The narrowing decline in domestic sales indicates improving end-market conditions. Domestic air conditioner shipments in January-February fell 3% year-on-year, better than the 29% decline in Q4 2025 and earlier production forecasts anticipating a 12% drop. Considering the base effect, domestic shipments grew 24% year-on-year in Q4 2024 and 9% in January-February 2025, reducing pressure. The early extension of subsidies into early 2026 has also contributed to domestic sales improvement. Excluding base effects, the compound annual growth rate for January-February domestic sales compared to the policy-unaffected same period in 2024 was approximately +2%, while the two-year CAGR for Q4 2025 was about -6%, indicating a return to positive sequential growth and stable expansion. At the retail level, leading companies reported double-digit growth in installation cards during January-February, confirming demand recovery. According to Industry Online's production schedule guidance, domestic sales in March and April are projected to change by -2% and +2% year-on-year respectively, showing a steady upward trend. Actual domestic sales in January-February exceeded earlier production forecasts, suggesting the improvement may continue.

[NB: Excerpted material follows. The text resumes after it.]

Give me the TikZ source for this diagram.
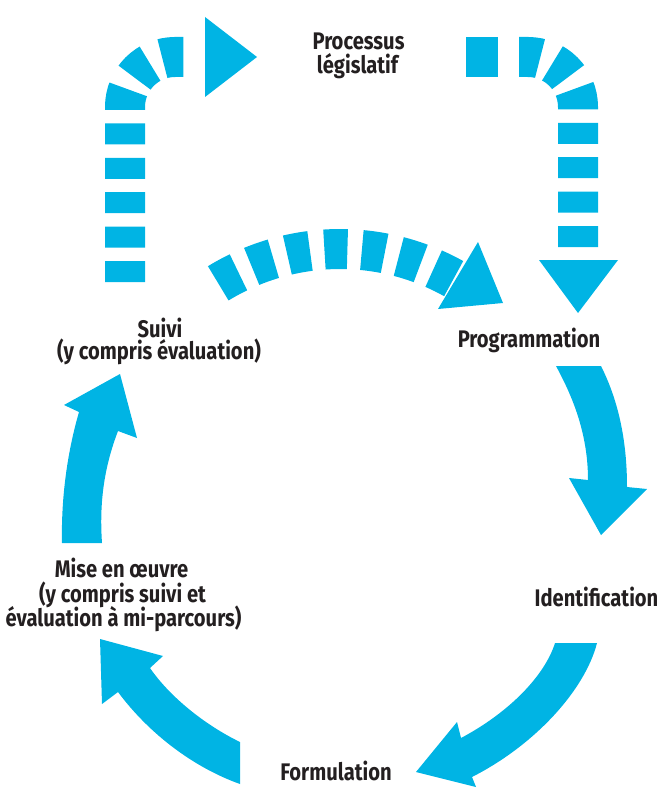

Leading companies outperformed second-tier players, with the CR2 concentration ratio increasing year-on-year in January-February. Domestic sales volume for Midea, Gree, and Haier changed by +18%, -14%, and +13% year-on-year respectively, while Hisense, Changhong, and Aux changed by +29%, -54%, and -42% respectively, indicating generally stronger performance by leaders. Midea's domestic shipment market share increased 6 percentage points year-on-year in January-February, driving the CR2 for domestic shipments up 4 percentage points year-on-year, marking the third consecutive month of year-on-year improvement. Haier maintained its growth momentum, with domestic shipment share rising 2 percentage points year-on-year. Among second-tier brands, only Hisense has performed relatively well since the beginning of the year, while Changhong, Aux, and TCL all saw their shipment shares decline year-on-year. In retail, leading companies' installation card performance in January-February surpassed industry monitoring data. Gree's sub-brand Jinghong continued to contribute incremental growth, with its online retail volume share increasing 8 percentage points year-on-year. Going forward, in an environment of rising costs and weakly stable demand, the outlook for market structure can be viewed with cautious optimism.

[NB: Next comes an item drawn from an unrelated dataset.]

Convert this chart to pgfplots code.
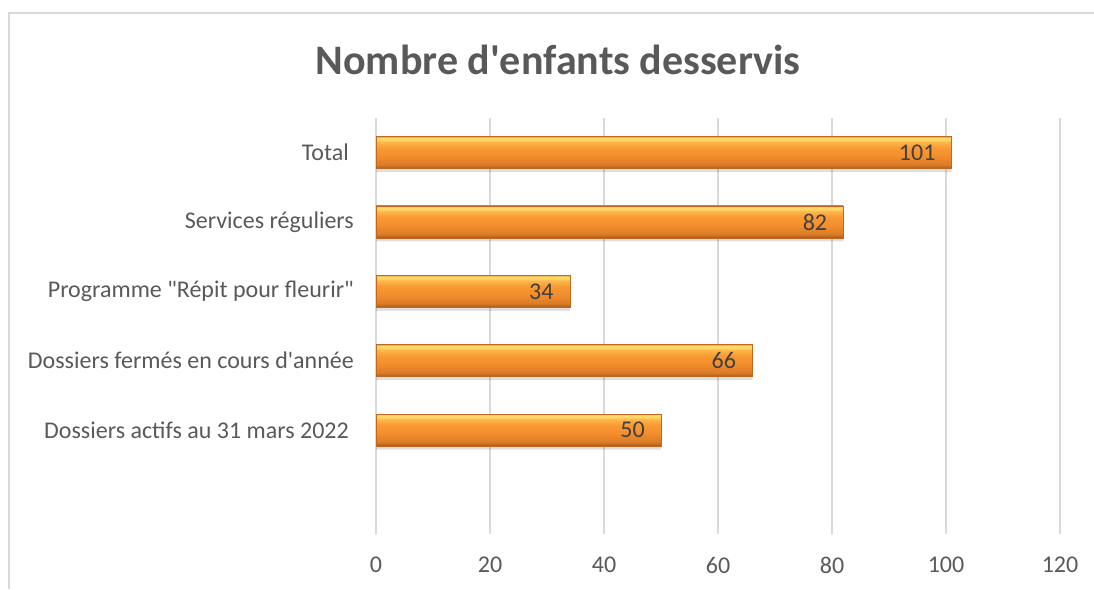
\documentclass[border=0pt]{standalone}
\usepackage{fontspec}
\setmainfont{Carlito}
\usepackage{pgfplots}
\pgfplotsset{compat=1.18}

\definecolor{gridgray}{HTML}{D9D9D9}
\definecolor{txtgray}{HTML}{595959}
\definecolor{valgray}{HTML}{404040}
\definecolor{obot}{HTML}{8A4A14}
\definecolor{odark}{HTML}{B5621E}
\definecolor{olow}{HTML}{D97B28}
\definecolor{omid}{HTML}{F38D2D}
\definecolor{omid2}{HTML}{F99A33}
\definecolor{olight}{HTML}{FCB548}
\definecolor{oyellow}{HTML}{FFD86A}
\definecolor{otop}{HTML}{F6A03C}
\definecolor{oedge}{HTML}{C0681F}

\pgfdeclareverticalshading{barshade}{100bp}{%
  color(0bp)=(obot); color(25bp)=(obot); color(26.5bp)=(odark);
  color(31bp)=(olow); color(44bp)=(omid); color(58bp)=(omid2);
  color(66bp)=(olight); color(70.5bp)=(oyellow); color(73bp)=(oyellow);
  color(75bp)=(otop); color(100bp)=(otop)}

\newcommand{\lbl}{\fontsize{24}{28}\selectfont}

\pgfplotsset{
  shadowbar/.style={draw=none, fill=black, fill opacity=0.12,
    bar shift=-3pt, bar width=33pt},
  orangebar/.style={draw=oedge, line width=0.5pt, shading=barshade,
    bar shift=0pt, nodes near coords,
    every node near coord/.append style={font=\lbl, text=valgray,
      anchor=east, inner sep=0pt, xshift=-16pt}},
}

\begin{document}
\begin{tikzpicture}
\useasboundingbox (0,0) rectangle (1094pt,589pt);
% chart frame (partly cropped)
\draw[gridgray, line width=1.5pt] (9pt,0) -- (9pt,576pt) -- (1094pt,576pt);

\node[font=\bfseries\fontsize{42}{50}\selectfont, text=txtgray, anchor=base]
  at (558pt,514pt) {Nombre d\textquotesingle enfants desservis};

\begin{axis}[
  at={(376pt,55pt)}, anchor=south west,
  scale only axis, width=684pt, height=416pt,
  xbar,
  xmin=0, xmax=120, ymin=-0.5, ymax=5.5,
  xtick={0,20,...,120},
  ytick={1,2,3,4,5},
  yticklabels={Dossiers actifs au 31 mars 2022\hspace*{5pt},
    Dossiers fermés en cours d\textquotesingle année,
    Programme \textquotedbl Répit pour fleurir\textquotedbl,
    Services réguliers,
    Total\hspace*{5pt}},
  xmajorgrids,
  grid style={gridgray, line width=1.3pt},
  axis line style={draw=none},
  major tick length=0pt,
  tick style={draw=none},
  bar width=32pt,
  xticklabel style={font=\lbl, text=txtgray, inner sep=0pt, yshift=-23pt},
  yticklabel style={font=\lbl, text=txtgray, inner sep=0pt, xshift=-22pt},
  /pgf/number format/assume math mode=true,
  clip=false,
]
% soft shadow under the bars
\addplot[shadowbar] coordinates {(50,1) (66,2) (34,3) (82,4) (101,5)};
% one plot per bar so that each bar gets its own shading
\addplot[orangebar] coordinates {(50,1)};
\addplot[orangebar] coordinates {(66,2)};
\addplot[orangebar] coordinates {(34,3)};
\addplot[orangebar] coordinates {(82,4)};
\addplot[orangebar] coordinates {(101,5)};
\end{axis}
\end{tikzpicture}
\end{document}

Despite a high base, export improvement is expected to continue. Air conditioner exports fell 4% year-on-year in January-February, compared to a 19% decline in Q4 2025, indicating a narrowing decline on a high base and also outperforming production forecasts. Subsequently, production schedules for March and April exports indicate year-on-year changes of +7% and +3% respectively. The base for the same periods in 2025 was +15% and flat. As pressure eases, month-on-month improvement is anticipated, with a first-order inflection point approaching. Recent fluctuations in US tariff litigation suggest a general trend of reduced pressure, although uncertainties remain high in Middle Eastern markets and shipping. The recovery trend for refrigerator and washing machine exports is gradually solidifying; January-February customs data shows home appliance export volume up 16% year-on-year. Barring unexpected geopolitical developments, air conditioner exports are expected to converge toward the historical mid-to-high single-digit growth average after digesting the base effect. Leading companies have reported continuously improving export orders from Q3-Q4 2025; during this bottoming-out and recovery phase, performance may exceed linear expectations.

Risks include a sharp rise in raw material costs, tariff uncertainties, and external demand volatility.